Counsel for appellee have filed a petition for rehearing based solely upon the ground that we erred in holding that the testimony of the witness with respect to market prices was admissible. In support of this contention, Willard v. Mellor, 19 Colo. 534, is *392cited. Our attention was not called to this case in either the original briefs, or on oral argument. In that case it was held that circulars sent out from day to day by merchants dealing in a certain commodity purporting to give the market price of such commodity upon the day of issuance, it not appearing' that they were authenticated, and the sources of information from which the prices quoted not having been shown, were not admissible in evidence for the purpose of establishing the market values of the commodity to which they referred. We have not held to the contrary. The record discloses, as previously stated, that the witness had been engaged in buying and selling cattle for many years; that the market reports from Omaha, to which place the cattle of plaintiffs were shipped, are always consulted by dealers in cattle shipping to that point, and that their transactions are governed by such reports; that he had consulted the standard market reports, and by this means learned the prices at which cattle were quoted on different days in the Omaha market.

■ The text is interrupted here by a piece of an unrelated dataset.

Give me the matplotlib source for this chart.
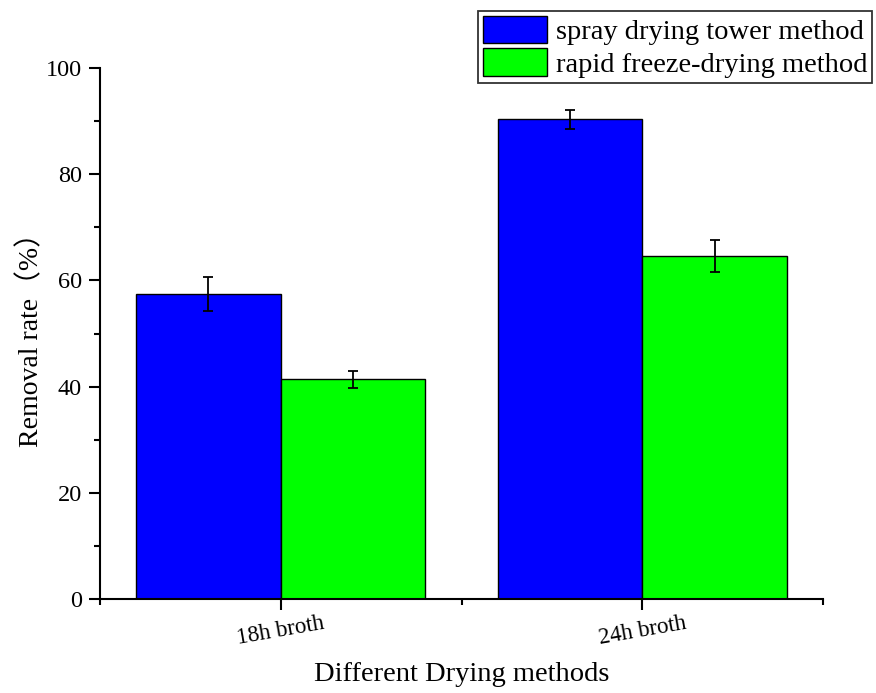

From this testimony, we hold, not that the market reports are admissible, but that they are proper sources of information to which a party may resort for the purpose of ascertaining market prices, and that one acquainted with the market in this way is competent to testify on the subject of market values. We know that such market reports as we are considering are constantly received and acted upon by dealers. Before a witness can testify regarding market values, he must appear to be qualified. If he has gained a knowledge on the subject from a source which the business world uniformly recognizes' as trustworthy, and acts upon, he is certainly qualified to testify on the subject of the market prices of commodities embraced in such reports for the period which they cover. — Sisson v. Cleveland & Toledo R. *393R. Co., 14 Mick 489; Smith v. N. C. R. R. Co., 68 N. C. 107; Nat’l Bank of Commerce v. City of Neiv Bedford, 56 N. E. 288. See, also, Whitney v. Thacher, 117 Mass. 523.

Opinion filed December 5, 1910; rehearing denied February 6, 1911.

The petition for rehearing is denied.

Mr. Justice Musser and Mr. Justice Hill concur.